## Material for this task
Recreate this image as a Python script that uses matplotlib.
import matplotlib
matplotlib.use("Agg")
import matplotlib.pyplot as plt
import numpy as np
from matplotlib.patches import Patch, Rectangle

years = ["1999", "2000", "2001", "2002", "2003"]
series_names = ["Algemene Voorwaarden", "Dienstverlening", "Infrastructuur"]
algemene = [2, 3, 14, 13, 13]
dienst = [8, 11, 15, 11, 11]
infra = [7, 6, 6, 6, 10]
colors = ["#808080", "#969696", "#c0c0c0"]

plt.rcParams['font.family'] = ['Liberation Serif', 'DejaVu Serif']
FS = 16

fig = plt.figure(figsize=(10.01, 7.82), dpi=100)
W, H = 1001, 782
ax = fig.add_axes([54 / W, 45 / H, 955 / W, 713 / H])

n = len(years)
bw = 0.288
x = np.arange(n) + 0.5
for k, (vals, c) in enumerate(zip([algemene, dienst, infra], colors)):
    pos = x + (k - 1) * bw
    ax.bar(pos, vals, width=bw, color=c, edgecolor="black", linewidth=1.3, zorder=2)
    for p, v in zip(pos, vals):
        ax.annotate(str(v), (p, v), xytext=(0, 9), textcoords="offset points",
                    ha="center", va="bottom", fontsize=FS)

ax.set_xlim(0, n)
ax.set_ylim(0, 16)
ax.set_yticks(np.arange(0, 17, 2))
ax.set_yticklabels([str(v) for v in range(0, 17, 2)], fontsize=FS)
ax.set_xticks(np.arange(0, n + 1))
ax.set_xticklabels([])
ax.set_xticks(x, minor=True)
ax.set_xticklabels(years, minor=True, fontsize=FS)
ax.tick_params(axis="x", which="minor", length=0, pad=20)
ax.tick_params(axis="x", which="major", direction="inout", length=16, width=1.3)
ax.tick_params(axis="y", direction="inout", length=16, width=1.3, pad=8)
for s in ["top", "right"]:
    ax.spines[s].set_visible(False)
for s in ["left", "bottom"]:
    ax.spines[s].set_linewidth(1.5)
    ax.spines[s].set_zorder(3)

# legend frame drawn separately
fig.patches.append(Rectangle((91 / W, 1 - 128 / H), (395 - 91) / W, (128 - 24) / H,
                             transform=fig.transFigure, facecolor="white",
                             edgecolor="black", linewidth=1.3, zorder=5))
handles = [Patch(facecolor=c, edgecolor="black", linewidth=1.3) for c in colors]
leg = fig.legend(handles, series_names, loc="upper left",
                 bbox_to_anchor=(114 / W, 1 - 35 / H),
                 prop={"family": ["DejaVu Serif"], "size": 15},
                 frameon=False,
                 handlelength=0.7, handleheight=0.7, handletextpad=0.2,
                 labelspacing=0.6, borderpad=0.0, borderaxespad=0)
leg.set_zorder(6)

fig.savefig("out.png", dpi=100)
--
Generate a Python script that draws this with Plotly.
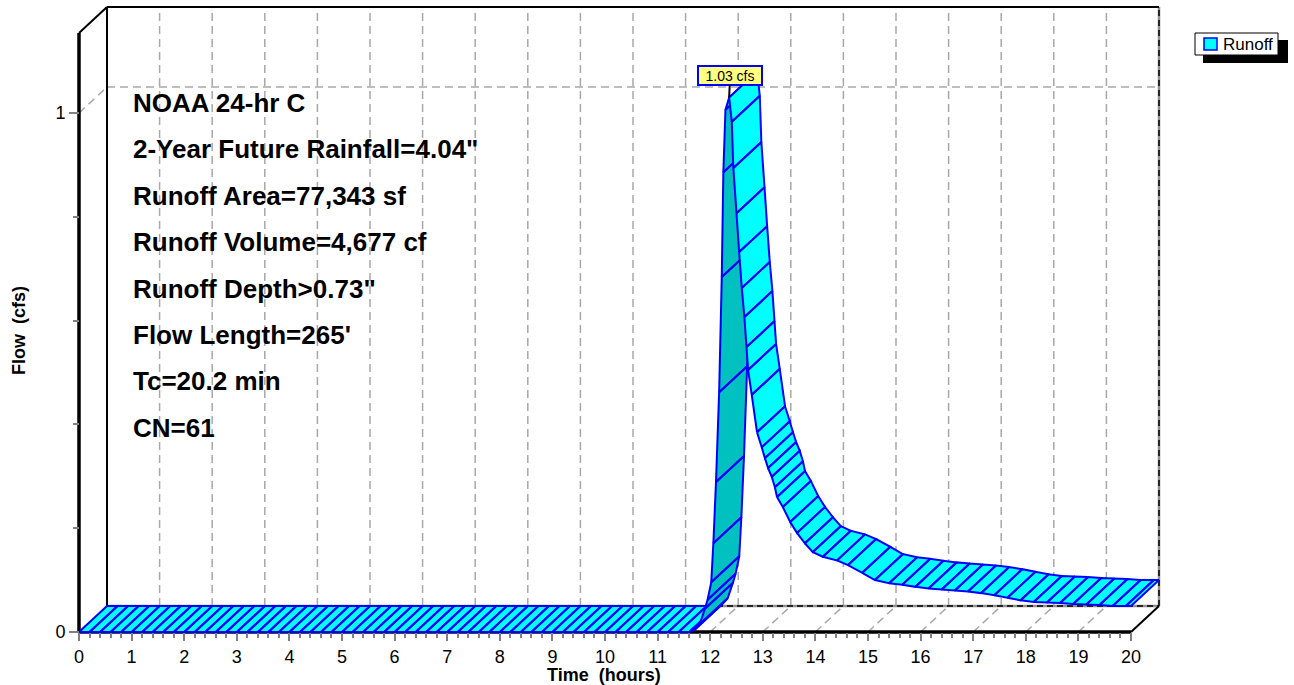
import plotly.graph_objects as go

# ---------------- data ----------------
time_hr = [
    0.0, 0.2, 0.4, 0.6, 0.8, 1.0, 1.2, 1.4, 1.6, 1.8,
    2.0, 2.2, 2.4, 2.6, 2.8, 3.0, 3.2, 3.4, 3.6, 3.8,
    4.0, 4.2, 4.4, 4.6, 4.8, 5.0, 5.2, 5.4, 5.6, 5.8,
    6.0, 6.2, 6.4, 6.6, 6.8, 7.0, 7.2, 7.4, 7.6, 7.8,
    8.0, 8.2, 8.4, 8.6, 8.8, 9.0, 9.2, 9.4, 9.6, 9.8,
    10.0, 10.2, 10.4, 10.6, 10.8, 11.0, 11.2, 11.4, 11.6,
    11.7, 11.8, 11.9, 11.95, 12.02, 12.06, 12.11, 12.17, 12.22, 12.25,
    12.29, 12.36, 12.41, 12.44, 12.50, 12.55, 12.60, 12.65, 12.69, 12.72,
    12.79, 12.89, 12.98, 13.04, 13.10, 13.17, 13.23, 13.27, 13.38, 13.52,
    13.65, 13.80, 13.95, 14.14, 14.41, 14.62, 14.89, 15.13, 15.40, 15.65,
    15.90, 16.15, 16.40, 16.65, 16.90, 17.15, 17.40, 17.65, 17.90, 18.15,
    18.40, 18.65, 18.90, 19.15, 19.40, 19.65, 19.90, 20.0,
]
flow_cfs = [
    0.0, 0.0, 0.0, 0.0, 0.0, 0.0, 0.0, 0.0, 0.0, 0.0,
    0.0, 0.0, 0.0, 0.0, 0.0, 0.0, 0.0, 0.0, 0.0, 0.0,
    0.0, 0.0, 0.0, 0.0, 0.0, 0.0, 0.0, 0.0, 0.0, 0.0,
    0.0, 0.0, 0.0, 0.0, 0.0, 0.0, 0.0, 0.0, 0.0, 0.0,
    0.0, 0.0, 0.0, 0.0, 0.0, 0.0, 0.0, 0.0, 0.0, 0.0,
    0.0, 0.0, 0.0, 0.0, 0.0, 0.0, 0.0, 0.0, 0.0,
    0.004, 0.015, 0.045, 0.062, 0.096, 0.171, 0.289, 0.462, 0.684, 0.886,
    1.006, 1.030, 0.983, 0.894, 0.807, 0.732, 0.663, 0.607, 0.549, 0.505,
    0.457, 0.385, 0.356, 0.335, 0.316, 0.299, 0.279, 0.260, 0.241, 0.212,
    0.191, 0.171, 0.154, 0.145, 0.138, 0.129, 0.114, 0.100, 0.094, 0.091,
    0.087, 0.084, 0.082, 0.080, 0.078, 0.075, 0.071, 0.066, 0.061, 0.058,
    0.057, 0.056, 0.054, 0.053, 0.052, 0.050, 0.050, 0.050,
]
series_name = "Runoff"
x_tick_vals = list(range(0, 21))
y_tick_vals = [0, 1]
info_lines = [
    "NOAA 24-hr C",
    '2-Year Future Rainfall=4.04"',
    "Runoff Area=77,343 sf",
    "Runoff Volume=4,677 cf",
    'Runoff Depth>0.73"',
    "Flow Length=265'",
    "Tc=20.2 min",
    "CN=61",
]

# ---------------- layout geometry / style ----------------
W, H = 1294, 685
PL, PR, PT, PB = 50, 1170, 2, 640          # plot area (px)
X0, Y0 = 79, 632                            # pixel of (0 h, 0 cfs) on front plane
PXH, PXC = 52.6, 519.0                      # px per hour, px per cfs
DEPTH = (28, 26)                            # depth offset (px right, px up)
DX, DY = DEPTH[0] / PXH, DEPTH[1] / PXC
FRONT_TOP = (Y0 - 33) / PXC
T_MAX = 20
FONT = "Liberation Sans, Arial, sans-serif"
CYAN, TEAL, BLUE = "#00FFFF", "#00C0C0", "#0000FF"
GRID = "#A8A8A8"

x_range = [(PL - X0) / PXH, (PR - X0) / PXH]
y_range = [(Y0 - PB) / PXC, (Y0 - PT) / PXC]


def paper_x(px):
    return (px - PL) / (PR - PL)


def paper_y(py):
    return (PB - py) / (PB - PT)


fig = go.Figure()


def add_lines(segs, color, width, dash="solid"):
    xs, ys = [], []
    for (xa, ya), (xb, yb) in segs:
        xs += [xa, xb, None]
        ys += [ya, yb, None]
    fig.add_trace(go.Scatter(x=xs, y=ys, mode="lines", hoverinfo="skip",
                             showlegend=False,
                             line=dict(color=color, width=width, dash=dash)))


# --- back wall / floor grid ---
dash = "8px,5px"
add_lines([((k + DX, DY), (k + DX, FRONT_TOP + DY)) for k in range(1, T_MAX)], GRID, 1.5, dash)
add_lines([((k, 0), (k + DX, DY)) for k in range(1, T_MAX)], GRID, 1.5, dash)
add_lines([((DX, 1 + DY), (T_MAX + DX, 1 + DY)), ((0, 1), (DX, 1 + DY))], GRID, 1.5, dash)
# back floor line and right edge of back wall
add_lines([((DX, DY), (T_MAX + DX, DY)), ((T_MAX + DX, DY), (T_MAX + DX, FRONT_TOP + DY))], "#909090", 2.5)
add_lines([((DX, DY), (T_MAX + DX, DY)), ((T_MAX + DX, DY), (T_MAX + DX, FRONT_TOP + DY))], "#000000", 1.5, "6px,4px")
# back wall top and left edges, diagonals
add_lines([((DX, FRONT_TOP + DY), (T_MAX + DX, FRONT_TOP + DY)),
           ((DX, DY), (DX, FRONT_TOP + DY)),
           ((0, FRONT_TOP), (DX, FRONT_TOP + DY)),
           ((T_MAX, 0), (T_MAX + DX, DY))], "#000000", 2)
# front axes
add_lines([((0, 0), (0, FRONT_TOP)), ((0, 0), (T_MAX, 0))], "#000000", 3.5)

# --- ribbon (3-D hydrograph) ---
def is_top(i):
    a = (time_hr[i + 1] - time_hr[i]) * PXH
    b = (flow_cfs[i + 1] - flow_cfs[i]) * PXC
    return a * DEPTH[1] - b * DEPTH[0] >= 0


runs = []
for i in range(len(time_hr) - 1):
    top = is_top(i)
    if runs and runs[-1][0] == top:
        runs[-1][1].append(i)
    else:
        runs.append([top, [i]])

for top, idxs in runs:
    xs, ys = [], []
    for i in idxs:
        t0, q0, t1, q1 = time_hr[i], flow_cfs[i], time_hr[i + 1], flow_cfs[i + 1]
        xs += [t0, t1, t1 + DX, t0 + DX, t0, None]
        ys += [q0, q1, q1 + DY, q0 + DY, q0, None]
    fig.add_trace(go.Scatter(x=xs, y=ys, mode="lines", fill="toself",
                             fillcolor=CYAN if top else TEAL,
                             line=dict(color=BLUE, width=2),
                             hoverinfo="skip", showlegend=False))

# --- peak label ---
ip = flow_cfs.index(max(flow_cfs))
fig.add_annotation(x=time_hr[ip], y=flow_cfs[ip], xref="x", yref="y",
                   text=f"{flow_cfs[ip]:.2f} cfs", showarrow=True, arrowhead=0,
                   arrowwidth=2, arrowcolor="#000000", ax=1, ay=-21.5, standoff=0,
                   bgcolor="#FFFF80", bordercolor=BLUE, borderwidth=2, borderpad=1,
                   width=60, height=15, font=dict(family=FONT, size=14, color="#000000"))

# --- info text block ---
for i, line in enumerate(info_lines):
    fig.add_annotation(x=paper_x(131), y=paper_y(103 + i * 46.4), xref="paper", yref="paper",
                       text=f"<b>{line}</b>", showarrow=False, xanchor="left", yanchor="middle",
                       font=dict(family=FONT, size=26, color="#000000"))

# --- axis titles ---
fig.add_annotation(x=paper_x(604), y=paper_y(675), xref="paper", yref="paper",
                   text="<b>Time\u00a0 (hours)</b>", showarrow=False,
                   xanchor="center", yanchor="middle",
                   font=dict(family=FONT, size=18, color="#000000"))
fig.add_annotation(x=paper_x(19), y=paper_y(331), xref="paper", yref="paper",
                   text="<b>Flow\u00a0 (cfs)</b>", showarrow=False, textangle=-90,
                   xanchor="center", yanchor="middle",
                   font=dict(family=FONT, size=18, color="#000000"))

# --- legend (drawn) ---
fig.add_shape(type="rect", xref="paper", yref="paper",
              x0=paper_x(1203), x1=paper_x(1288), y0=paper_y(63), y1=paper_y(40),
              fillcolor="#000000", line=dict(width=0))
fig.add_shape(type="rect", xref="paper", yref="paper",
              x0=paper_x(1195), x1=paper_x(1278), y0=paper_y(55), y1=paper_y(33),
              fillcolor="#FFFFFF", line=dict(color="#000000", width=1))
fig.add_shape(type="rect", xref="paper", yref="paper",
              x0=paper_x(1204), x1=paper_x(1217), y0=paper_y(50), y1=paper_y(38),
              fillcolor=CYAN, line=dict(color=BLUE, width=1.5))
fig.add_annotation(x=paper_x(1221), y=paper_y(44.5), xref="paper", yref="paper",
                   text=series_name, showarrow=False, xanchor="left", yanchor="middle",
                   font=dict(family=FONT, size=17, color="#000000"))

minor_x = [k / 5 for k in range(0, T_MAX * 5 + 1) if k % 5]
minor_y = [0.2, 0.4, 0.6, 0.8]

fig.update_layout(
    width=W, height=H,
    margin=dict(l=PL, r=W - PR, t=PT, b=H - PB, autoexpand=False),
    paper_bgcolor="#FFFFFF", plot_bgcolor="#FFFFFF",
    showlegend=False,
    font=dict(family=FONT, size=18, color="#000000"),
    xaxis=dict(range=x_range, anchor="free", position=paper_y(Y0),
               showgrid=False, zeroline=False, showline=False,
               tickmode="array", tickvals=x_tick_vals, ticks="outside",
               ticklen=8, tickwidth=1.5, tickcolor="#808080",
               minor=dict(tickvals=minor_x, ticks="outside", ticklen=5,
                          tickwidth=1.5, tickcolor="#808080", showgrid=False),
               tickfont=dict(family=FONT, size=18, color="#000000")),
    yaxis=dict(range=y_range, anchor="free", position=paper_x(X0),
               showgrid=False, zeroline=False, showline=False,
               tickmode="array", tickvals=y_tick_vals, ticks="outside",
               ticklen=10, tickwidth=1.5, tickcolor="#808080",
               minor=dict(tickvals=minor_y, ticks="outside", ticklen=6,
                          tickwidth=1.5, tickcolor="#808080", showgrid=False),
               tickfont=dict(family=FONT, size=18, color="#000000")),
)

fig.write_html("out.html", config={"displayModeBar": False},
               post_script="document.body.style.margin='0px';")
==
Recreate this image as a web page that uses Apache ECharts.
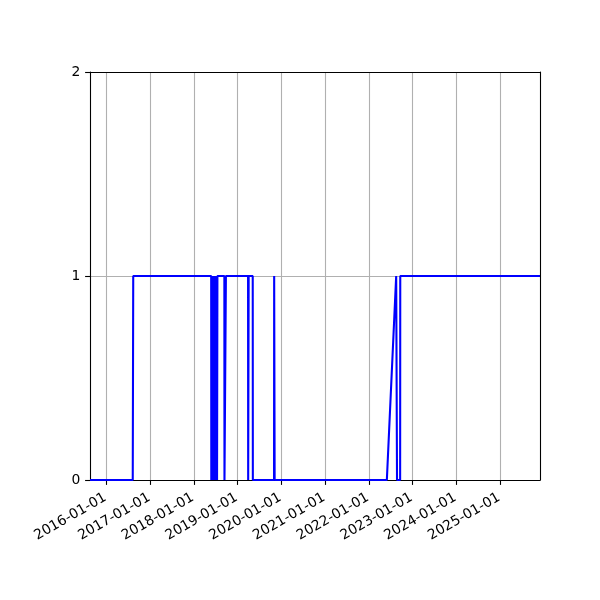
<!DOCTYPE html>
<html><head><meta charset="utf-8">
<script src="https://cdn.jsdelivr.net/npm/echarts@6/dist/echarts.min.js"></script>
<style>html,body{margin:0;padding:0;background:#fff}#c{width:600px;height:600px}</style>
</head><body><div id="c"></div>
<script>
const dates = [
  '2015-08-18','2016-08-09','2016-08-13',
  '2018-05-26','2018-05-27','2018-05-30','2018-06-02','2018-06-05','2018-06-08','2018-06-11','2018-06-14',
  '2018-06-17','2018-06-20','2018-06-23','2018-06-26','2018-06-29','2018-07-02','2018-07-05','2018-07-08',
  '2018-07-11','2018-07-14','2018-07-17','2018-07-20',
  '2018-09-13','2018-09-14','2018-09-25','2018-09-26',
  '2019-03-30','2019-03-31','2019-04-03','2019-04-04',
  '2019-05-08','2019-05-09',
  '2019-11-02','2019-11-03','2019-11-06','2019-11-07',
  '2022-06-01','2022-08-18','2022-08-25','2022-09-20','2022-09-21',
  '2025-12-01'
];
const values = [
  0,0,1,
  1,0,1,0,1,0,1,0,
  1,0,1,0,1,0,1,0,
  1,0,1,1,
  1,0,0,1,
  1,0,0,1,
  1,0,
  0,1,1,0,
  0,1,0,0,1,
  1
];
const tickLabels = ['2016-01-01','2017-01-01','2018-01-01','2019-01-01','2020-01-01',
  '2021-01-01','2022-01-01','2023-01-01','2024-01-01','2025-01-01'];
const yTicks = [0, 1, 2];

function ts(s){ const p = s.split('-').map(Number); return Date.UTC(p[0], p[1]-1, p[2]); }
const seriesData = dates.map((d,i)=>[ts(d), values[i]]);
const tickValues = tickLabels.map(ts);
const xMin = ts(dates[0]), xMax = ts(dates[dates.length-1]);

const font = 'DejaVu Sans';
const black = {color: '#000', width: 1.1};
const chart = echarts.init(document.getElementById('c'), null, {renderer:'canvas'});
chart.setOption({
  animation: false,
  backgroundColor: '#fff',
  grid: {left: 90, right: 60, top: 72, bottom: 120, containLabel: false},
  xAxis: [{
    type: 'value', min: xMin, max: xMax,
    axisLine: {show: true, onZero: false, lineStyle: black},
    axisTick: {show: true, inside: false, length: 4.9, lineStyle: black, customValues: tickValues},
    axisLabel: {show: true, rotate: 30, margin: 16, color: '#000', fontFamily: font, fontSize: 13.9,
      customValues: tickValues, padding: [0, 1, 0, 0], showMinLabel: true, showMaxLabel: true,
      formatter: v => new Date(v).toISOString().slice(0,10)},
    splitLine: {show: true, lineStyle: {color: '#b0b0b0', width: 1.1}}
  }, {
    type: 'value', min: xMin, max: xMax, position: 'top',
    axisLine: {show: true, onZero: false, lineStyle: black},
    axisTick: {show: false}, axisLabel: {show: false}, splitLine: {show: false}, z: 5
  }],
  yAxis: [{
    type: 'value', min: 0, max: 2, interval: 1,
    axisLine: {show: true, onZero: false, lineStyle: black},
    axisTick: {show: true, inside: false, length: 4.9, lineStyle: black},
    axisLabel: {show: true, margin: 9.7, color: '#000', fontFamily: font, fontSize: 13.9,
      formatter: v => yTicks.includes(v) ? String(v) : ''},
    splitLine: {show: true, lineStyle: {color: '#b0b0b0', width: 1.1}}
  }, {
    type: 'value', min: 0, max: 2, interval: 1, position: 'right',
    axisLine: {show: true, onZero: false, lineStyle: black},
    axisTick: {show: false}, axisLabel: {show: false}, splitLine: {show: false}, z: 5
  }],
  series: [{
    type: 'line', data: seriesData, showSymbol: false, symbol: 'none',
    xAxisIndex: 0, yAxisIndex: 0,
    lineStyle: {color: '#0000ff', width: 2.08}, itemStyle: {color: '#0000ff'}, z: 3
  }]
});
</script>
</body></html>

## What you need to do
Above are the records; from them, give again exactly the lines from the one containing "Recreate this image as a Python" to the one containing "ax.spines[s].set_zorder(3)", both lines included, and nothing more.

## Answer to the task
Recreate this image as a Python script that uses matplotlib.
import matplotlib
matplotlib.use("Agg")
import matplotlib.pyplot as plt
import numpy as np
from matplotlib.patches import Patch, Rectangle

years = ["1999", "2000", "2001", "2002", "2003"]
series_names = ["Algemene Voorwaarden", "Dienstverlening", "Infrastructuur"]
algemene = [2, 3, 14, 13, 13]
dienst = [8, 11, 15, 11, 11]
infra = [7, 6, 6, 6, 10]
colors = ["#808080", "#969696", "#c0c0c0"]

plt.rcParams['font.family'] = ['Liberation Serif', 'DejaVu Serif']
FS = 16

fig = plt.figure(figsize=(10.01, 7.82), dpi=100)
W, H = 1001, 782
ax = fig.add_axes([54 / W, 45 / H, 955 / W, 713 / H])

n = len(years)
bw = 0.288
x = np.arange(n) + 0.5
for k, (vals, c) in enumerate(zip([algemene, dienst, infra], colors)):
    pos = x + (k - 1) * bw
    ax.bar(pos, vals, width=bw, color=c, edgecolor="black", linewidth=1.3, zorder=2)
    for p, v in zip(pos, vals):
        ax.annotate(str(v), (p, v), xytext=(0, 9), textcoords="offset points",
                    ha="center", va="bottom", fontsize=FS)

ax.set_xlim(0, n)
ax.set_ylim(0, 16)
ax.set_yticks(np.arange(0, 17, 2))
ax.set_yticklabels([str(v) for v in range(0, 17, 2)], fontsize=FS)
ax.set_xticks(np.arange(0, n + 1))
ax.set_xticklabels([])
ax.set_xticks(x, minor=True)
ax.set_xticklabels(years, minor=True, fontsize=FS)
ax.tick_params(axis="x", which="minor", length=0, pad=20)
ax.tick_params(axis="x", which="major", direction="inout", length=16, width=1.3)
ax.tick_params(axis="y", direction="inout", length=16, width=1.3, pad=8)
for s in ["top", "right"]:
    ax.spines[s].set_visible(False)
for s in ["left", "bottom"]:
    ax.spines[s].set_linewidth(1.5)
    ax.spines[s].set_zorder(3)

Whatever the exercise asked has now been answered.